■ **Given task**: Look through the listing for the word "React". Copy each line that has it.

++++ Source excerpt

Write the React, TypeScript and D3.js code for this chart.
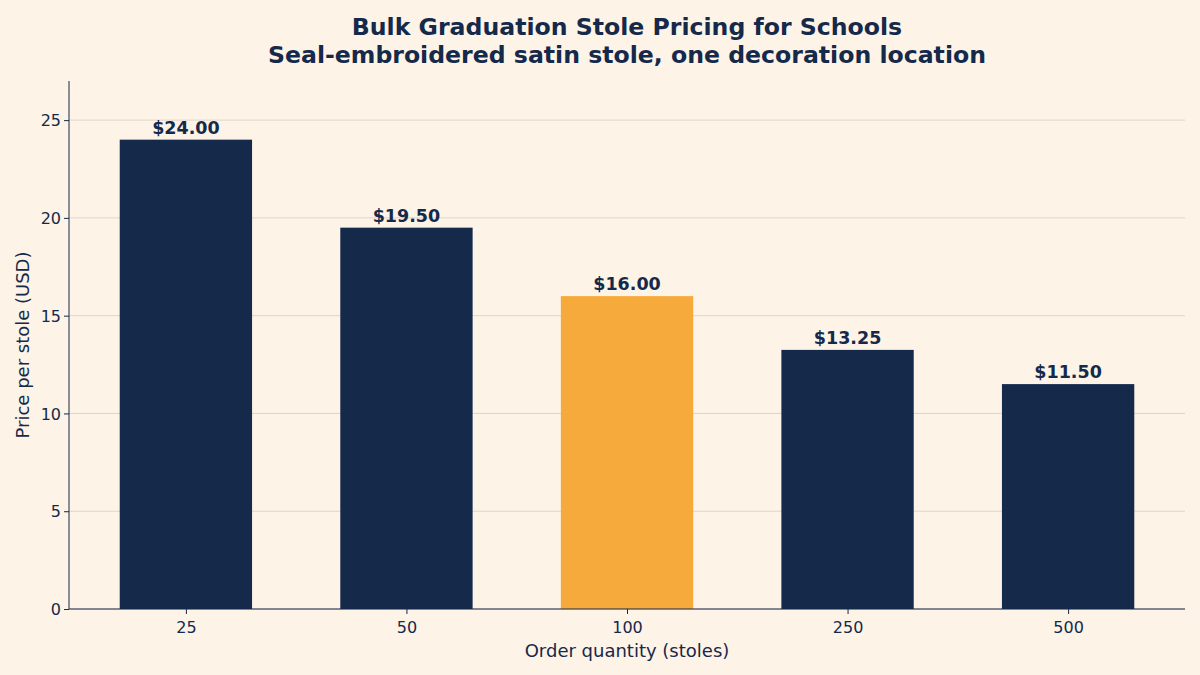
import React, { useEffect, useRef } from 'react';
import * as d3 from 'd3';

const quantities = ['25', '50', '100', '250', '500'];
const prices = [24.0, 19.5, 16.0, 13.25, 11.5];
const highlighted = ['100'];
const yTicks = [0, 5, 10, 15, 20, 25];

const NAVY = '#15294b';
const ORANGE = '#f5a533';
const BG = '#fdf3e6';

export default function App() {
  const svgRef = useRef<SVGSVGElement>(null);

  useEffect(() => {
    if (!svgRef.current) return;
    const svg = d3.select(svgRef.current);
    svg.selectAll('*').remove();

    const margin = { top: 81, right: 15, bottom: 66, left: 69 };
    const width = 1200 - margin.left - margin.right;
    const height = 675 - margin.top - margin.bottom;
    const font = '"DejaVu Sans", sans-serif';

    svg.append('rect').attr('width', 1200).attr('height', 675).attr('fill', BG);

    const g = svg.append('g').attr('transform', `translate(${margin.left},${margin.top})`);

    // matplotlib-like x limits: bars of width 0.6 with 5% margin
    const x = d3.scaleLinear().domain([-0.53, quantities.length - 1 + 0.53]).range([0, width]);
    const y = d3.scaleLinear().domain([0, 27]).range([height, 0]);
    const barW = x(0.6) - x(0);

    // Grid
    g.append('g')
      .selectAll('line')
      .data(yTicks)
      .enter()
      .append('line')
      .attr('x1', 0)
      .attr('x2', width)
      .attr('y1', d => y(d))
      .attr('y2', d => y(d))
      .attr('stroke', '#c9c2b8')
      .attr('stroke-opacity', 0.6)
      .attr('stroke-width', 1);

    // Bars
    g.selectAll('rect.bar')
      .data(prices)
      .enter()
      .append('rect')
      .attr('class', 'bar')
      .attr('x', (d, i) => x(i) - barW / 2)
      .attr('y', d => y(d))
      .attr('width', barW)
      .attr('height', d => height - y(d))
      .attr('fill', (d, i) => (highlighted.includes(quantities[i]) ? ORANGE : NAVY))
      .attr('fill-opacity', (d, i) => (highlighted.includes(quantities[i]) ? 0.95 : 1));

    // Value labels
    g.selectAll('text.val')
      .data(prices)
      .enter()
      .append('text')
      .attr('x', (d, i) => x(i))
      .attr('y', d => y(d) - 6)
      .attr('text-anchor', 'middle')
      .style('font-family', font)
      .style('font-size', '17.5px')
      .style('font-weight', 'bold')
      .attr('fill', NAVY)
      .text(d => `$${d.toFixed(2)}`);

    // Axes
    const xAxis = g.append('g')
      .attr('transform', `translate(0,${height})`)
      .call(
        d3.axisBottom(x)
          .tickValues(d3.range(quantities.length))
          .tickFormat(i => quantities[i as number])
          .tickSizeOuter(0)
          .tickSize(5)
      );
    xAxis.select('.domain').remove();
    xAxis.selectAll('line').attr('stroke', NAVY);
    xAxis.selectAll('text')
      .attr('fill', NAVY)
      .attr('dy', '1em')
      .style('font-family', font)
      .style('font-size', '16px');

    const yAxis = g.append('g').call(d3.axisLeft(y).tickValues(yTicks).tickSize(5).tickSizeOuter(0));
    yAxis.select('.domain').remove();
    yAxis.selectAll('line').attr('stroke', NAVY);
    yAxis.selectAll('text')
      .attr('fill', NAVY)
      .attr('dy', '0.35em')
      .style('font-family', font)
      .style('font-size', '16px');

    // Spines
    g.append('line').attr('x1', 0).attr('x2', 0).attr('y1', 0).attr('y2', height)
      .attr('stroke', NAVY).attr('stroke-width', 1);
    g.append('line').attr('x1', 0).attr('x2', width).attr('y1', height).attr('y2', height)
      .attr('stroke', NAVY).attr('stroke-width', 1);

    // Titles
    const title = svg.append('text')
      .attr('x', 627)
      .attr('text-anchor', 'middle')
      .style('font-family', font)
      .style('font-size', '23.6px')
      .style('font-weight', 'bold')
      .attr('fill', NAVY);
    title.append('tspan').attr('x', 627).attr('y', 35).text('Bulk Graduation Stole Pricing for Schools');
    title.append('tspan').attr('x', 627).attr('y', 63).text('Seal-embroidered satin stole, one decoration location');

    svg.append('text')
      .attr('x', margin.left + width / 2)
      .attr('y', 657)
      .attr('text-anchor', 'middle')
      .style('font-family', font)
      .style('font-size', '18px')
      .attr('fill', NAVY)
      .text('Order quantity (stoles)');

    svg.append('text')
      .attr('transform', 'rotate(-90)')
      .attr('x', -(margin.top + height / 2))
      .attr('y', 29)
      .attr('text-anchor', 'middle')
      .style('font-family', font)
      .style('font-size', '18px')
      .attr('fill', NAVY)
      .text('Price per stole (USD)');
  }, []);

  return (
    <div style={{ position: 'absolute', left: 0, top: 0, width: 1200, height: 675 }}>
      <svg ref={svgRef} width={1200} height={675} style={{ display: 'block' }} />
    </div>
  );
}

++++++++

■ **Solution below**:
Write the React, TypeScript and D3.js code for this chart.
import React, { useEffect, useRef } from 'react';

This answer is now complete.